If you are currently a vote-by-mail voter, and elect to retain that status, do everything you can to protect your vote:
- Know when the ballots are mailed out for every election. If you have not received your ballot within three days of that date, call your local elections office and report it. Generally the ballot can be deactivated and a new ballot can be mailed. If you wait any later to report a missing ballot, and it has been “harvested”, the probability is that it will be filled out and mailed by the harvester and processed (counted) at the elections office, after which nothing can be done to return your right to vote to you.
- If you have received your ballot:
- You can still vote in person. If you have an assigned polling place and you are able to go to the polls and vote in person, surrender your ballot to your polling place on Election Day and receive a same-day ballot to cast.
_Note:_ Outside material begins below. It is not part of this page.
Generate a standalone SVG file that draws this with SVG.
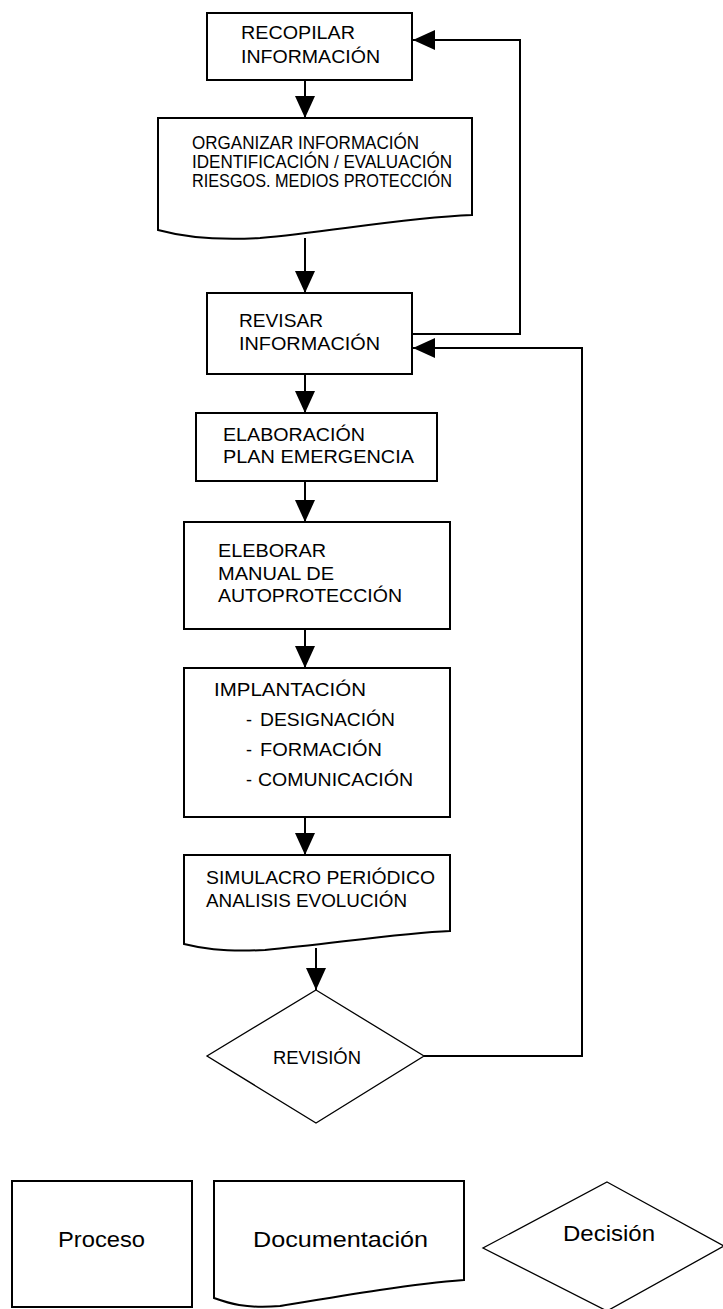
<svg xmlns="http://www.w3.org/2000/svg" width="723" height="1309" viewBox="0 0 723 1309">
<style>
.box{fill:#fff;stroke:#000;stroke-width:2}
.dia{fill:#fff;stroke:#000;stroke-width:1.3}
.con{fill:none;stroke:#000;stroke-width:2}
.t{font-family:"Liberation Sans",Arial,sans-serif;font-size:18px;fill:#000}
.s{font-size:17.5px}
.l{font-family:"Liberation Sans",Arial,sans-serif;font-size:22px;fill:#000}
</style>
<defs>
<marker id="ah" markerUnits="userSpaceOnUse" markerWidth="22" markerHeight="20" refX="22" refY="10" orient="auto">
<path d="M0,0 L22,10 L0,20 Z" fill="#000"/>
</marker>
</defs>
<rect width="723" height="1309" fill="#fff"/>
<g id="connectors">
<line class="con" x1="305" y1="80" x2="305" y2="118" marker-end="url(#ah)"/>
<line class="con" x1="305" y1="238" x2="305" y2="293" marker-end="url(#ah)"/>
<polyline class="con" points="412,334 520,334 520,40 413,40" marker-end="url(#ah)"/>
<line class="con" x1="305" y1="374" x2="305" y2="413" marker-end="url(#ah)"/>
<line class="con" x1="305" y1="481" x2="305" y2="522" marker-end="url(#ah)"/>
<line class="con" x1="305" y1="629" x2="305" y2="668" marker-end="url(#ah)"/>
<line class="con" x1="305" y1="817" x2="305" y2="855" marker-end="url(#ah)"/>
<line class="con" x1="316" y1="948" x2="316" y2="990" marker-end="url(#ah)"/>
<polyline class="con" points="424,1056 582,1056 582,348 413,348" marker-end="url(#ah)"/>
</g>
<g id="recopilar">
<rect class="box" x="207" y="13" width="205" height="67"/>
<text class="t" x="241" y="39" textLength="114" lengthAdjust="spacingAndGlyphs">RECOPILAR</text>
<text class="t" x="241" y="63" textLength="139" lengthAdjust="spacingAndGlyphs">INFORMACIÓN</text>
</g>
<g id="organizar">
<path class="box" d="M158,118 H472 V215 C400,218 330,232 260,238 C210,241 180,236 158,230 Z"/>
<text class="t s" x="192" y="149" textLength="227" lengthAdjust="spacingAndGlyphs">ORGANIZAR INFORMACIÓN</text>
<text class="t s" x="192" y="168" textLength="260" lengthAdjust="spacingAndGlyphs">IDENTIFICACIÓN / EVALUACIÓN</text>
<text class="t s" x="192" y="187" textLength="260" lengthAdjust="spacingAndGlyphs">RIESGOS. MEDIOS PROTECCIÓN</text>
</g>
<g id="revisar">
<rect class="box" x="207" y="293" width="205" height="81"/>
<text class="t" x="239" y="327" textLength="84" lengthAdjust="spacingAndGlyphs">REVISAR</text>
<text class="t" x="239" y="350" textLength="141" lengthAdjust="spacingAndGlyphs">INFORMACIÓN</text>
</g>
<g id="elaboracion">
<rect class="box" x="196" y="413" width="241" height="68"/>
<text class="t" x="223" y="441" textLength="142" lengthAdjust="spacingAndGlyphs">ELABORACIÓN</text>
<text class="t" x="223" y="463" textLength="191" lengthAdjust="spacingAndGlyphs">PLAN EMERGENCIA</text>
</g>
<g id="eleborar">
<rect class="box" x="184" y="522" width="266" height="107"/>
<text class="t" x="218" y="557" textLength="108" lengthAdjust="spacingAndGlyphs">ELEBORAR</text>
<text class="t" x="218" y="580" textLength="116" lengthAdjust="spacingAndGlyphs">MANUAL DE</text>
<text class="t" x="218" y="602" textLength="184" lengthAdjust="spacingAndGlyphs">AUTOPROTECCIÓN</text>
</g>
<g id="implantacion">
<rect class="box" x="184" y="668" width="266" height="149"/>
<text class="t" x="214" y="696" textLength="152" lengthAdjust="spacingAndGlyphs">IMPLANTACIÓN</text>
<text class="t" x="246" y="726">-</text>
<text class="t" x="260" y="726" textLength="135" lengthAdjust="spacingAndGlyphs">DESIGNACIÓN</text>
<text class="t" x="246" y="756">-</text>
<text class="t" x="260" y="756" textLength="122" lengthAdjust="spacingAndGlyphs">FORMACIÓN</text>
<text class="t" x="246" y="786">-</text>
<text class="t" x="258" y="786" textLength="155" lengthAdjust="spacingAndGlyphs">COMUNICACIÓN</text>
</g>
<g id="simulacro">
<path class="box" d="M184,855 H450 V931 C400,933 330,944 265,950 C220,952 200,948 184,944 Z"/>
<text class="t" x="206" y="884" textLength="229" lengthAdjust="spacingAndGlyphs">SIMULACRO PERIÓDICO</text>
<text class="t" x="206" y="907" textLength="201" lengthAdjust="spacingAndGlyphs">ANALISIS EVOLUCIÓN</text>
</g>
<g id="revision">
<polygon class="dia" points="316,990 424,1056 316,1123 207,1056"/>
<text class="t" x="273" y="1064" textLength="88" lengthAdjust="spacingAndGlyphs">REVISIÓN</text>
</g>
<g id="legend-proceso">
<rect class="box" x="12" y="1181" width="180" height="126"/>
<text class="l" x="58" y="1247" textLength="87" lengthAdjust="spacingAndGlyphs">Proceso</text>
</g>
<g id="legend-documentacion">
<path class="box" d="M214,1181 H464 V1280 C410,1284 340,1296 280,1306 C245,1309 228,1303 214,1298 Z"/>
<text class="l" x="253" y="1247" textLength="175" lengthAdjust="spacingAndGlyphs">Documentación</text>
</g>
<g id="legend-decision">
<polygon class="dia" points="607,1182 724,1246 607,1311 483,1248"/>
<text class="l" x="563" y="1241" textLength="92" lengthAdjust="spacingAndGlyphs">Decisión</text>
</g>
</svg>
- If you do not have an assigned polling place, either take your ballot directly to the county elections office and submit it there, or drop it off at any polling place in your county on Election Day to avoid voting early and subjecting your ballot to any potential anomalies within the postal service.
- If you cannot get to the polls on Election Day, you may authorize a family member or member of your household to drop your ballot off for you at any polling place in the county. Just be sure that both you and your designee fill out the designated areas on the outside of the envelope.
- Mailing your ballot should be your last choice.